Additional benefits to Green Light partners include weekly police visits and the treatment of any criminal incident as a "priority 1" emergency, meaning average response times of 14 minutes. In a city that has seen a huge reduction in the number of officers on the streets, some business owners view their enrollment in the program as a way to pay for adequate policing.
In New Orleans, the government shoulders the cost of the cameras, with businesses also able to connect their private surveillance cameras to the city's Real-Time Crime Monitoring Center. The center opened in November. Shortly after, the city planned to make businesses that sell alcohol put up surveillance cameras that connect to the system. But after backlash from businesses and civil liberties advocates, the New Orleans City Council dropped the proposal at the request of Mayor Mitch Landrieu.

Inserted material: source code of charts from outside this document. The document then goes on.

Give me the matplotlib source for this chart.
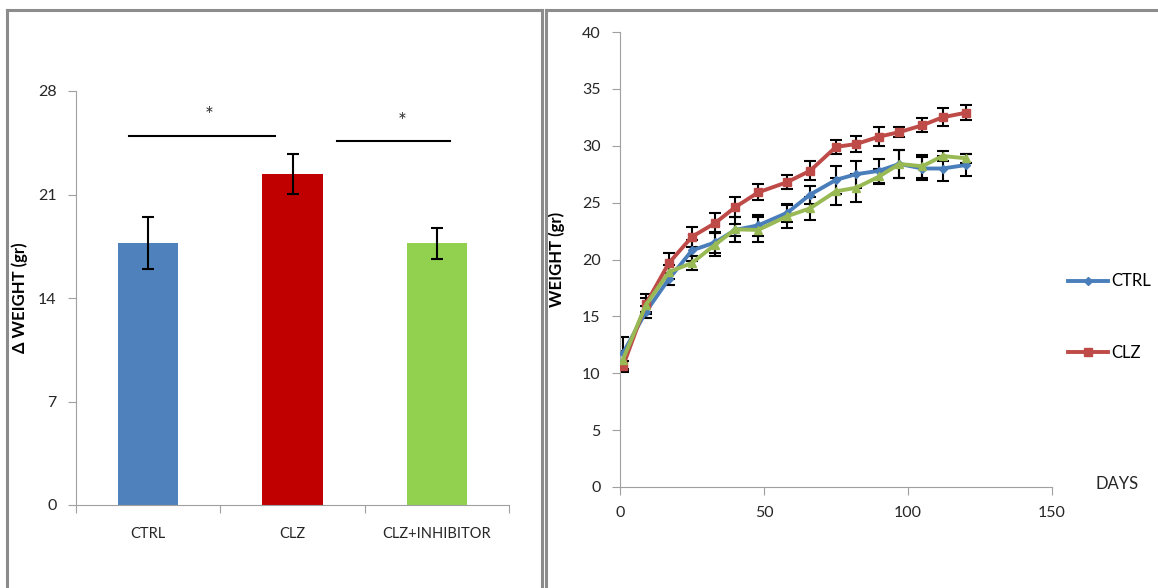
import numpy as np
import matplotlib
matplotlib.use("Agg")
import matplotlib.pyplot as plt
from matplotlib.lines import Line2D

plt.rcParams['font.family'] = ['Lato', 'DejaVu Sans']

# left panel: weight gain per group
groups = ["CTRL", "CLZ", "CLZ+INHIBITOR"]
delta_weight = [17.7, 22.4, 17.7]
delta_err = [1.75, 1.35, 1.05]
bar_colors = ["#4f81bd", "#c00000", "#92d050"]
# significance brackets: (x start, x end, height, star x, star y)
sig_brackets = [(0.37, 1.38, 24.95, 0.92, 26.3), (1.81, 2.59, 24.6, 2.26, 25.9)]

# right panel: weight over time
days = [1, 9, 17, 25, 33, 40, 48, 58, 66, 75, 82, 90, 97, 105, 112, 120]
ctrl = [11.75, 15.4, 18.3, 20.8, 21.5, 22.6, 23.0, 24.1, 25.7, 27.0, 27.5, 27.8, 28.4, 28.0, 28.0, 28.3]
ctrl_err = [1.45, 0.5, 0.5, 0.9, 0.9, 0.55, 0.9, 0.8, 0.8, 1.2, 1.2, 1.05, 1.25, 1.05, 1.1, 0.95]
clz = [10.6, 16.1, 19.7, 22.0, 23.2, 24.6, 25.9, 26.8, 27.8, 29.9, 30.15, 30.8, 31.2, 31.8, 32.5, 32.9]
clz_err = [0.5, 0.9, 0.9, 0.9, 0.9, 0.9, 0.7, 0.6, 0.85, 0.6, 0.7, 0.85, 0.45, 0.6, 0.8, 0.65]
inhib = [11.2, 16.0, 18.9, 19.7, 21.3, 22.65, 22.6, 23.8, 24.5, 26.0, 26.3, 27.3, 28.4, 28.2, 29.1, 28.9]
inhib_err = [0.8, 0.6, 0.6, 0.6, 1.0, 1.1, 1.1, 1.0, 1.0, 1.2, 1.25, 0.7, 1.2, 1.0, 0.45, 0.4]

gray = "#a0a0a0"
fig = plt.figure(figsize=(11.58, 5.88), dpi=100)

# panel frames
for x0, x1 in [(7.5 / 1158, 542 / 1158), (545.5 / 1158, 1.2)]:
    fig.add_artist(Line2D([x0, x0], [0, 1 - 10 / 588], color="#8c8c8c", lw=2.2))
    fig.add_artist(Line2D([x0, x1], [1 - 10 / 588, 1 - 10 / 588], color="#8c8c8c", lw=2.2))
fig.add_artist(Line2D([542 / 1158, 542 / 1158], [0, 1 - 10 / 588], color="#8c8c8c", lw=2.2))

# ---- bar chart
ax1 = fig.add_axes([76 / 1158, 83 / 588, 433 / 1158, 414 / 588])
xpos = np.arange(len(groups)) + 0.5
ax1.bar(xpos, delta_weight, width=0.42, color=bar_colors, zorder=2)
ax1.errorbar(xpos, delta_weight, yerr=delta_err, fmt="none", ecolor="black",
             elinewidth=1.5, capsize=4, capthick=1.5, zorder=3)
for xs, xe, h, sx, sy in sig_brackets:
    ax1.plot([xs, xe], [h, h], color="black", lw=1.5, clip_on=False)
    ax1.text(sx, sy, "*", ha="center", va="center", fontsize=15, color="#333333")
ax1.set_xlim(0, 3)
ax1.set_ylim(0, 28)
ax1.set_yticks([0, 7, 14, 21, 28])
ax1.set_xticks([0, 1, 2, 3])
ax1.set_xticklabels([])
ax1.set_xticks(xpos, minor=True)
ax1.set_xticklabels(groups, minor=True, fontsize=10.5, color="#262626")
ax1.tick_params(axis="x", which="minor", length=0, pad=16)
ax1.tick_params(axis="x", which="major", length=6, color=gray)
ax1.tick_params(axis="y", length=6, color=gray, labelsize=11.5, labelcolor="#262626", pad=8)
for s in ["top", "right"]:
    ax1.spines[s].set_visible(False)
for s in ["left", "bottom"]:
    ax1.spines[s].set_color(gray)
ax1.set_ylabel("Δ WEIGHT (gr)", fontsize=12, fontweight="bold")
ax1.yaxis.set_label_coords(-0.111, 0.5)

# ---- line chart
ax2 = fig.add_axes([620 / 1158, 101 / 588, 432 / 1158, 455 / 588])
series = [(ctrl, ctrl_err, "#4a7ebb", "D", 4, "CTRL"),
          (clz, clz_err, "#be4b48", "s", 6, "CLZ"),
          (inhib, inhib_err, "#98b954", "^", 6, None)]
handles = []
for vals, err, col, mk, ms, lab in series:
    ax2.errorbar(days, vals, yerr=err, fmt="none", ecolor="black", elinewidth=1.5,
                 capsize=4, capthick=1.5, zorder=2)
    ln, = ax2.plot(days, vals, color=col, lw=2.8, marker=mk, markersize=ms, zorder=3)
    if lab:
        handles.append((ln, lab))
ax2.set_xlim(0, 150)
ax2.set_ylim(0, 40)
ax2.set_xticks([0, 50, 100, 150])
ax2.set_yticks(np.arange(0, 41, 5))
ax2.tick_params(length=6, color=gray, labelsize=11.5, labelcolor="#262626", pad=8)
for s in ["top", "right"]:
    ax2.spines[s].set_visible(False)
for s in ["left", "bottom"]:
    ax2.spines[s].set_color(gray)
ax2.set_ylabel("WEIGHT (gr)", fontsize=12, fontweight="bold")
ax2.yaxis.set_label_coords(-0.127, 0.5)
ax2.text(165, 0.3, "DAYS", fontsize=12, color="#262626", va="center", ha="left", clip_on=False)
ax2.legend([h for h, _ in handles], [l for _, l in handles], loc="center left",
           bbox_to_anchor=(1.01, 0.373), frameon=False, fontsize=12, labelspacing=3.35,
           handlelength=2.4, handletextpad=0.2, borderaxespad=0.3)

fig.savefig("out.png", dpi=100)
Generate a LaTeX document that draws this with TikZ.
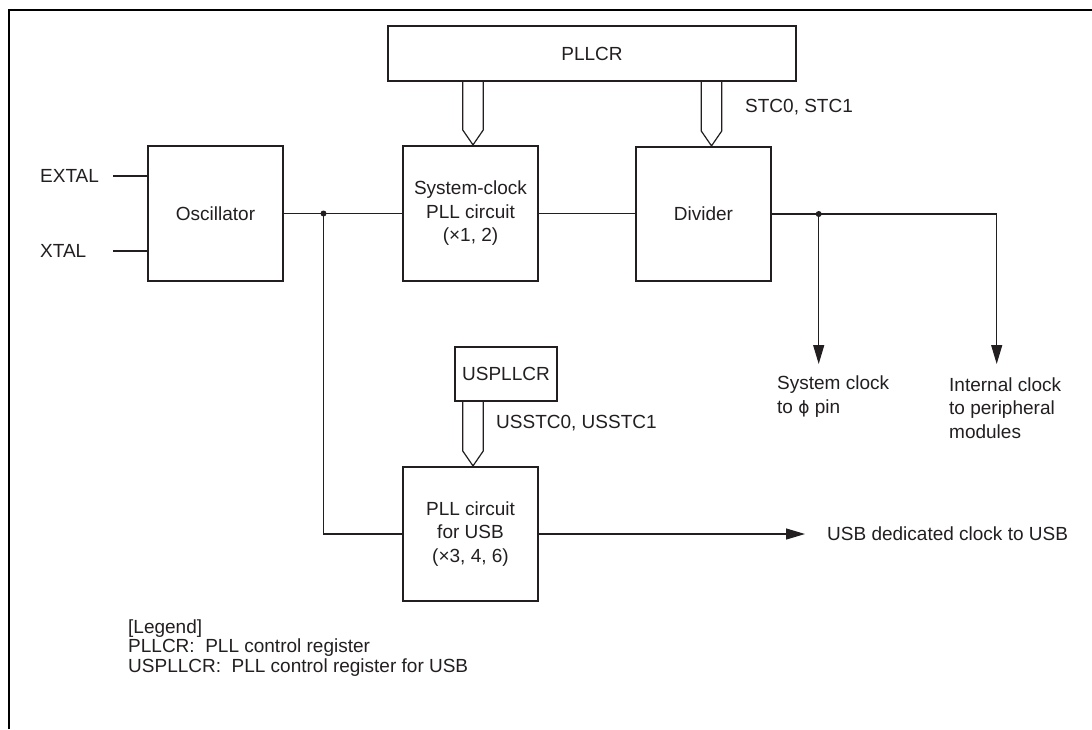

According to bestofneworleans.com, the proposed mandate drew criticism from the Office of the Independent Police Monitor, the Music and Culture Coalition of New Orleans, and the ACLU of Louisiana, among others. The outlet reports that community groups, bar and restaurant owners, and residents feared "a camera network unduly attracts prolonged law enforcement exposure and disproportionately puts vulnerable and lower-income neighborhoods under the lens of Big Brother." A Louisiana immigrant advocacy organization, the Congress of Day Laborers, also reportedly rallied against the proposal over fears the surveillance data could be shared with federal immigration enforcement.
Most importantly, however, is the fact that it's not even clear these real-time camera monitoring systems actually reduce crime. (In January, the Detroit Police Department was unable to produce a single example in which the two-year-old technology was able to stop a crime in progress.)
In a recent report looking at New Orleans' program, CityLab reported:
Cities spend millions of dollars every year to install and update surveillance tech, yet there’s limited evidence about whether these extensive networks achieve their stated goals. In a letter to the city council, New Orleans’ independent police monitor noted that studies of other cities’ surveillance systems have found no significant reduction in crime. Even the most favorable reports “could not conclusively prove that the presence of surveillance cameras always deters crime,” the letter said. London, the second-most-surveilled city in the world, has seen virtually no change in its crime rate since its cameras were installed in the 1980s.
Civil liberties advocates in Detroit have questioned whether the reported 11 percent drop in crime at Green Light locations is directly attributable to the surveillance video, noting that additional police visits and light fixtures likely skew the data.
A proposal to require late-night businesses in Detroit to purchase surveillance cameras will not come until at least next January, officials have said.